▶ _WHAT TO PRODUCE_: Begin at the first line and end at the line containing "p.ygrid.grid_line_width = 1.2". Extract exactly those lines.

======== SUPPLIED MATERIAL ========

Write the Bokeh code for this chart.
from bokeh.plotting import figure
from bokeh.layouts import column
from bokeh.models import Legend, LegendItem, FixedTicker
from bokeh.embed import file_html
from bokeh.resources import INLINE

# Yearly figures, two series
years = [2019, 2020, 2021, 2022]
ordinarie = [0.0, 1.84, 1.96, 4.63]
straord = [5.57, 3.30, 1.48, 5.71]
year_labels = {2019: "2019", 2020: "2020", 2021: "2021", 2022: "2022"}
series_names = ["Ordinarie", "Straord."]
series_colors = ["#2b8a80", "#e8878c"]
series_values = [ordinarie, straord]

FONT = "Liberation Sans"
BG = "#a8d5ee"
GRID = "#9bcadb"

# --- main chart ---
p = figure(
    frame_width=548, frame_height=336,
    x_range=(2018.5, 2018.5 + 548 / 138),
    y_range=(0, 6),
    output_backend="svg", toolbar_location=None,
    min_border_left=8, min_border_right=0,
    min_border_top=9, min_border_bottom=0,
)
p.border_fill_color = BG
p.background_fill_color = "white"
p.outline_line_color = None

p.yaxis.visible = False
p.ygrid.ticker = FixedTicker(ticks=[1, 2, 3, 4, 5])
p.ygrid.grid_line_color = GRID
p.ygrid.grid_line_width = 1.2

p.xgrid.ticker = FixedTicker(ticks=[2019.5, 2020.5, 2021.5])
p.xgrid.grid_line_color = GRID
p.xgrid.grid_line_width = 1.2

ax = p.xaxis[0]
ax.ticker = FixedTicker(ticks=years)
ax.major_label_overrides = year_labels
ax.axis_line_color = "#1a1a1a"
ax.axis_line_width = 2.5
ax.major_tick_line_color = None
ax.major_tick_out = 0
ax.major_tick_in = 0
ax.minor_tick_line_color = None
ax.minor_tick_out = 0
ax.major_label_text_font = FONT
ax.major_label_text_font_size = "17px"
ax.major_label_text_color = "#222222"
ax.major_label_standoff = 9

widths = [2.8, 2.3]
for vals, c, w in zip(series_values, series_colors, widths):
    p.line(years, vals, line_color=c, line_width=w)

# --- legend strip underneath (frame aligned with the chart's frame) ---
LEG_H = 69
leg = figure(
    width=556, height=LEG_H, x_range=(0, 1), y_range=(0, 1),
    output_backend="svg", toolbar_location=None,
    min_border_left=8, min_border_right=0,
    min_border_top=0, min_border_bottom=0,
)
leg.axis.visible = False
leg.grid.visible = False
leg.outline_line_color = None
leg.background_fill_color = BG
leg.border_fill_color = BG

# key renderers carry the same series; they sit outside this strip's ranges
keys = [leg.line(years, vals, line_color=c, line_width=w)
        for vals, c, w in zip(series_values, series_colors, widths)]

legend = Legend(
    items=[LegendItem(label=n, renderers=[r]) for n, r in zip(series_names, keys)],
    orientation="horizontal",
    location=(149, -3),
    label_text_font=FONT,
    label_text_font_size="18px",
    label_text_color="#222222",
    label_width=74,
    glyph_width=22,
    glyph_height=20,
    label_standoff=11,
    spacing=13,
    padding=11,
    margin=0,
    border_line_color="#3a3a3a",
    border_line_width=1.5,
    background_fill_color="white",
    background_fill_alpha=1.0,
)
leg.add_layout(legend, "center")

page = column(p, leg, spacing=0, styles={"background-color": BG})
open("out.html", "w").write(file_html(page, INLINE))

========

▶ _ANSWER FOR THE TASK_:
Write the Bokeh code for this chart.
from bokeh.plotting import figure
from bokeh.layouts import column
from bokeh.models import Legend, LegendItem, FixedTicker
from bokeh.embed import file_html
from bokeh.resources import INLINE

# Yearly figures, two series
years = [2019, 2020, 2021, 2022]
ordinarie = [0.0, 1.84, 1.96, 4.63]
straord = [5.57, 3.30, 1.48, 5.71]
year_labels = {2019: "2019", 2020: "2020", 2021: "2021", 2022: "2022"}
series_names = ["Ordinarie", "Straord."]
series_colors = ["#2b8a80", "#e8878c"]
series_values = [ordinarie, straord]

FONT = "Liberation Sans"
BG = "#a8d5ee"
GRID = "#9bcadb"

# --- main chart ---
p = figure(
    frame_width=548, frame_height=336,
    x_range=(2018.5, 2018.5 + 548 / 138),
    y_range=(0, 6),
    output_backend="svg", toolbar_location=None,
    min_border_left=8, min_border_right=0,
    min_border_top=9, min_border_bottom=0,
)
p.border_fill_color = BG
p.background_fill_color = "white"
p.outline_line_color = None

p.yaxis.visible = False
p.ygrid.ticker = FixedTicker(ticks=[1, 2, 3, 4, 5])
p.ygrid.grid_line_color = GRID
p.ygrid.grid_line_width = 1.2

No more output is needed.